Microarray analysis showed that gene expression of Nrf2 and HO-1 was immediately upregulated after HBO administration in human microvascular endothelial cells . In in vivo models, HBO has been shown to induce HO-1 overexpression in the lung . HBO-PC could induce tolerance against ischemia-reperfusion injury by upregulation of HO-1 expression and activity in liver  and kidney . Our data did not confirm these findings in the brain of glucose enhanced HT model.
It has been demonstrated that repeated HBO reduced superoxide dismutase and catalase while glutathione peroxidase was up-regulated as compared to single exposure of HBO in blood plasma of patients  and the liver of rats . Hence, there is possibility that certain antioxidants may be reduced by repeated exposure of HBO as compared with single exposure. Nrf2 is considered to be activated by ROS/RNS as a non-lethal stress caused by HBO exposure. As a result, repeated preconditioning with HBO down-regulates Nrf2 activation and its downstream effector HO-1 after ischmic insult. On the other hand, several studies measured antioxidants as potential indirect markers of oxidative stress taking place in the brain with stroke . Hemorrhagic transformation and infarction volume of HBO preconditioned group was significantly reduced in this current study, which indicates HO-1 was up-regulated in proportion to the degree of hemorrhagic transformation and infarction. In any case, activated Nrf2/ARE pathway and subsequent HO-1 up-regulation could not be regarded as a cause of reducing HT after repeated HBO exposure in focal ischemia rats.

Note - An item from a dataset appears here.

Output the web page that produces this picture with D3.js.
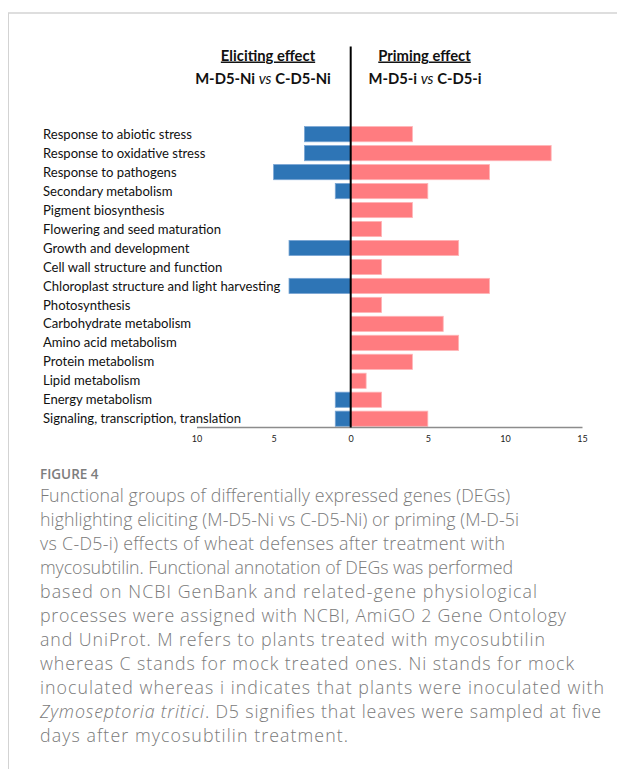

In this study, hemoglobin leakage in the brain of HBO-PC group was approximately 32% less than in htMCAO group, whereas infarction volume was approximately 52% less. These results indicate that attenuation of HT after HBO-PC can be accountable for reduction in infarction volume. However, Evans blue extravasation in HBO-PC was significantly reduced and approximating to those of the sham group at 24 h after MCAO. This result suggested that HBO-PC is expected to reduce BBB permeability more effectively if observation is undertaken over an extended period. Previous reports demonstrated that HBO-PC suppressed matrix metalloproteinase (MMP) 9 activity after global ischemia  and focal ischemia in brain . In the context of HT after cerebral ischemia, MMPs may degrade extracellular matrix and vascular basal lamina, weaken vessels, and predispose them to leakage and rupture. These reports indicate that HBO-PC can reduce HT not only due to the reduction of infarction volume but amelioration of BBB disruption.

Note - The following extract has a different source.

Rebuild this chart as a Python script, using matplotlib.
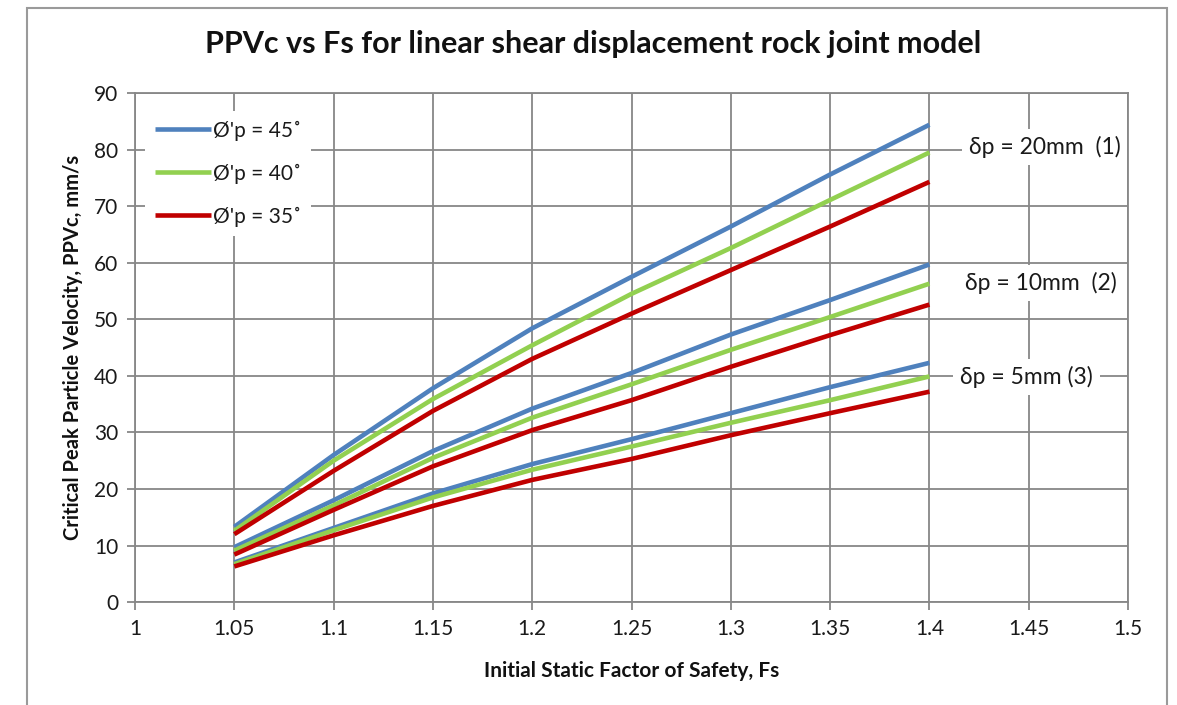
import matplotlib
matplotlib.use("Agg")
import matplotlib.pyplot as plt
from matplotlib.patches import Rectangle

plt.rcParams['font.family'] = ['Lato', 'DejaVu Sans']

fs = [1.05, 1.1, 1.15, 1.2, 1.25, 1.3, 1.35, 1.4]

# delta p = 20 mm
d20_45 = [13.3, 26.0, 37.8, 48.4, 57.5, 66.4, 75.6, 84.4]
d20_40 = [12.6, 25.0, 35.9, 45.4, 54.5, 62.6, 71.1, 79.5]
d20_35 = [12.0, 23.2, 33.8, 43.0, 51.0, 58.7, 66.4, 74.3]
# delta p = 10 mm
d10_45 = [9.7, 18.0, 26.7, 34.2, 40.5, 47.3, 53.4, 59.7]
d10_40 = [9.1, 17.1, 25.5, 32.6, 38.5, 44.6, 50.4, 56.3]
d10_35 = [8.4, 16.3, 24.0, 30.4, 35.7, 41.6, 47.2, 52.6]
# delta p = 5 mm
d5_45 = [7.0, 13.1, 19.2, 24.4, 28.8, 33.4, 38.0, 42.3]
d5_40 = [6.7, 12.7, 18.5, 23.4, 27.5, 31.7, 35.7, 39.9]
d5_35 = [6.3, 11.8, 17.0, 21.6, 25.3, 29.5, 33.4, 37.2]

legend_labels = ["\u00D8'p = 45\u02DA", "\u00D8'p = 40\u02DA", "\u00D8'p = 35\u02DA"]
group_labels = ["\u03B4p = 20mm  (1)", "\u03B4p = 10mm  (2)", "\u03B4p = 5mm (3)"]
group_label_pos = [(1.458, 80.4), (1.456, 56.4), (1.449, 39.8)]

x_ticks = [1, 1.05, 1.1, 1.15, 1.2, 1.25, 1.3, 1.35, 1.4, 1.45, 1.5]
x_tick_labels = ["1", "1.05", "1.1", "1.15", "1.2", "1.25", "1.3", "1.35", "1.4", "1.45", "1.5"]
y_ticks = [0, 10, 20, 30, 40, 50, 60, 70, 80, 90]

colors = ["#4F81BD", "#92D050", "#C00000"]
grid_c = "#878787"

fig = plt.figure(figsize=(11.77, 7.05), dpi=100)
fig.patches.append(Rectangle((0.023, -0.02), 0.9685, 1.0087, transform=fig.transFigure,
                             fill=False, edgecolor="#9a9a9a", linewidth=1.5))
ax = fig.add_axes([0.1147, 0.146, 0.8437, 0.722])

groups = [[d20_45, d20_40, d20_35], [d10_45, d10_40, d10_35], [d5_45, d5_40, d5_35]]
handles = []
for gi, g in enumerate(groups):
    for si, s in enumerate(g):
        ln, = ax.plot(fs, s, color=colors[si], linewidth=3.3, solid_capstyle='butt', zorder=3)
        if gi == 0:
            handles.append(ln)

ax.set_xlim(1, 1.5)
ax.set_ylim(0, 90)
ax.set_xticks(x_ticks)
ax.set_xticklabels(x_tick_labels)
ax.set_yticks(y_ticks)
ax.grid(True, color=grid_c, linewidth=1.3)
ax.set_axisbelow(True)
for sp in ax.spines.values():
    sp.set_color(grid_c)
    sp.set_linewidth(1.3)
ax.tick_params(axis='both', colors=grid_c, length=6, width=1.3, labelsize=15,
               labelcolor="#1a1a1a", pad=6)

for lab, (px, py) in zip(group_labels, group_label_pos):
    ax.text(px, py, lab, ha='center', va='center', fontsize=16.5, color="#1a1a1a",
            bbox=dict(facecolor='white', edgecolor='none', pad=5), zorder=4)

leg = ax.legend(handles, legend_labels, loc='upper left', bbox_to_anchor=(0.0, 0.985),
                fontsize=15, frameon=True, fancybox=False, framealpha=1,
                facecolor='white', edgecolor='none', handlelength=2.7,
                handletextpad=0.1, labelspacing=1.1, borderpad=0.45)
for t in leg.get_texts():
    t.set_color("#1a1a1a")

fig.suptitle("PPVc vs Fs for linear shear displacement rock joint model",
             x=0.504, y=0.958, fontsize=22, fontweight='bold', color="#111111")
ax.set_xlabel("Initial Static Factor of Safety, Fs", fontsize=15, fontweight='bold',
              color="#111111", labelpad=16)
ax.set_ylabel("Critical Peak Particle Velocity, PPVc, mm/s", fontsize=14.5, fontweight='bold',
              color="#111111", labelpad=8)

fig.savefig("out.png", dpi=100)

HBO-PC did not reduce the mortality rate comapred to htMCAO group despite improvement in neurobehavior tests and HT. It is possible that HBO-PC did not improve systemic complications due to hyperglycemia and MCAO that contributed to the high mortality rates. Systemic complications such as extracellular acidosis have been reported to occur after transient MCAO in hyperglycemic rats . Further study will be needed to investigate the complications which are not directly related to the brain damage but may cause high mortality rates.

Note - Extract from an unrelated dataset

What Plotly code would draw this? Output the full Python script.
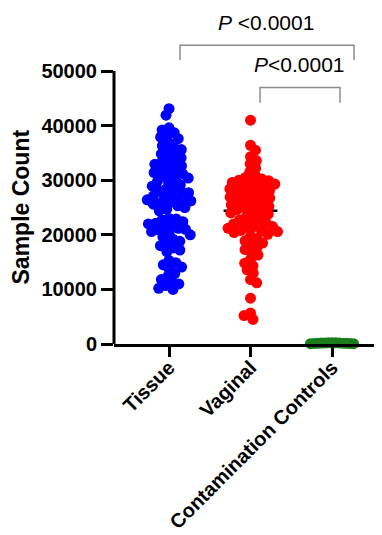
import numpy as np
import plotly.graph_objects as go

categories = ["Tissue", "Vaginal", "Contamination Controls"]

tissue = [43100, 41900, 39600, 39200, 38700, 38200, 37900, 37600, 36800, 36300,
          35900, 35600, 35200, 34800, 34500, 34100, 33700, 33300, 33000, 32900,
          32600, 32300, 32000, 31700, 31400, 31200, 31000, 30700, 30400, 30100,
          29800, 29500, 29200, 28900, 28600, 28300, 28000, 27900, 27700, 27400,
          27100, 26800, 26600, 26500, 26400, 26200, 25900, 25700, 25600, 25300,
          25000, 24700, 24400, 23000, 22900, 22700, 22400, 22100, 22000, 21800,
          21500, 21200, 21000, 20900, 20600, 20300, 20000, 19600, 19200, 18800,
          18400, 18000, 17600, 17200, 16900, 15300, 14900, 14500, 14100, 13700,
          12900, 12400, 11800, 11300, 11000, 10700, 10200, 10000]

vaginal = [41000, 36400, 35500, 34300, 33600, 33000, 32200, 31500, 30800, 30500,
           30200, 30000, 29900, 29800, 29600, 29300, 29100, 29000, 28800, 28700,
           28400, 28300, 28100, 27800, 27600, 27500, 27300, 27000, 26900, 26700,
           26400, 26200, 26100, 25800, 25600, 25500, 25200, 25000, 24900, 24600,
           24400, 24300, 24000, 23800, 23500, 23200, 23000, 22700, 22400, 22100,
           22000, 21800, 21700, 21500, 21200, 21000, 20800, 20700, 20600, 20400,
           20100, 19700, 19300, 18900, 18500, 18100, 17700, 17300, 16800, 16300,
           15500, 14800, 14300, 13600, 13000, 11800, 11200, 8400, 5700, 5200, 4500]

controls = [150, 100, 200, 50, 250, 120, 180, 90, 210, 140, 60, 230, 170]

y_ticks = [0, 10000, 20000, 30000, 40000, 50000]
p_labels = ["<i>P</i> &lt;0.0001", "<i>P</i>&lt;0.0001"]

colors = ["#0000FF", "#FF0000", "#1A7F1A"]
groups = [tissue, vaginal, controls]
swarm_gap = [7.2, 7.0, 3.6]

# pixel geometry (the page body adds an 8px offset at top-left)
OFF = 8
W, H = 382 - OFF, 535 - OFF
ML, MR, MT, MB = 114 - OFF, 0, 10 - OFF, 191
plot_w = W - ML - MR
plot_h = H - MT - MB
px_per_cat = 81.5
x_lo = -0.675
x_hi = x_lo + plot_w / px_per_cat
y_px_per_unit = 273 / 50000
y_hi = plot_h / y_px_per_unit


def swarm(values, d):
    ys = np.asarray(values, dtype=float) * y_px_per_unit
    order = np.argsort(-ys, kind="stable")
    placed = []
    offs = np.zeros(len(ys))
    for k, i in enumerate(order):
        y = ys[i]
        cands = [0.0]
        for (xj, yj) in placed:
            dy = abs(y - yj)
            if dy < d:
                dx = np.sqrt(d * d - dy * dy)
                cands += [xj + dx, xj - dx]
        sgn = 1 if k % 2 == 0 else -1
        cands.sort(key=lambda c: (round(abs(c), 4), -sgn * c))
        for c in cands:
            if all((c - xj) ** 2 + (y - yj) ** 2 >= d * d - 1e-6 for (xj, yj) in placed):
                offs[i] = c
                placed.append((c, y))
                break
    return offs / px_per_cat


fig = go.Figure()

# medians (drawn below the points)
for gi, vals in enumerate(groups[:2]):
    m = float(np.median(vals))
    fig.add_trace(go.Scatter(x=[gi - 0.33, gi + 0.33], y=[m, m], mode="lines",
                             line=dict(color="black", width=2.5), hoverinfo="skip",
                             showlegend=False))

for gi, vals in enumerate(groups):
    offs = swarm(vals, swarm_gap[gi])
    fig.add_trace(go.Scatter(x=gi + offs, y=vals, mode="markers",
                             marker=dict(size=11, color=colors[gi], line=dict(width=0)),
                             cliponaxis=False, showlegend=False))

# y axis line (only 0..50000)
fig.add_shape(type="line", xref="paper", yref="paper", x0=0, x1=0,
              y0=0, y1=y_ticks[-1] / y_hi, line=dict(color="black", width=3))

# significance brackets
gray = "#8C8C8C"
brackets = [
    (0 + 0.135, 2 + 0.27, 54700, 52000),
    (1 + 0.117, 2 + 0.098, 47000, 44200),
]
for (xa, xb, ytop, yleg) in brackets:
    fig.add_shape(type="path", xref="x", yref="y",
                  path=f"M {xa},{yleg} L {xa},{ytop} L {xb},{ytop} L {xb},{yleg}",
                  line=dict(color=gray, width=1.5))

fig.add_annotation(x=1.19, y=58850, xref="x", yref="y", text=p_labels[0], showarrow=False,
                   font=dict(family="Liberation Sans", size=21, color="black"))
fig.add_annotation(x=1.607, y=51150, xref="x", yref="y", text=p_labels[1], showarrow=False,
                   font=dict(family="Liberation Sans", size=21, color="black"))

# y title
fig.add_annotation(x=-(ML - (20 - OFF)) / plot_w, y=25000, xref="paper", yref="y",
                   text="Sample Count", textangle=-90, showarrow=False,
                   xanchor="center", yanchor="middle",
                   font=dict(family="Liberation Sans", size=23, color="black", weight="bold"))

fig.update_layout(
    width=W, height=H,
    margin=dict(l=ML, r=MR, t=MT, b=MB, pad=0, autoexpand=False),
    paper_bgcolor="white", plot_bgcolor="white",
    xaxis=dict(range=[x_lo, x_hi], tickvals=[0, 1, 2], ticktext=categories,
               tickangle=-45, showline=True, linewidth=3, linecolor="black",
               ticks="outside", ticklen=10, tickwidth=3, tickcolor="black",
               showgrid=False, zeroline=False, automargin=False, ticklabelstandoff=-9,
               tickfont=dict(family="Liberation Sans", size=20, color="black", weight="bold")),
    yaxis=dict(range=[0, y_hi], tickvals=y_ticks, ticktext=[str(v) for v in y_ticks],
               showline=False, ticks="outside", ticklen=12, tickwidth=3, tickcolor="black",
               showgrid=False, zeroline=False, automargin=False,
               tickfont=dict(family="Liberation Sans", size=20, color="black", weight="bold")),
)

fig.write_html("out.html")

HBO-PC has been suggested to reduce oxidative stress, inflammation, and apoptosis in ischemia-reperfusion injury. The result of this study indicates that there are some other mechanisms which contribute to attenuate HT after glucose enhanced ischemia-reperfusion injury in brain. To our knowledge, this is the first investigation that HBO-PC can reduce HT after ischemia. Further studies will be needed to explore the mechanism and to define the optimal regimen of HBO-PC.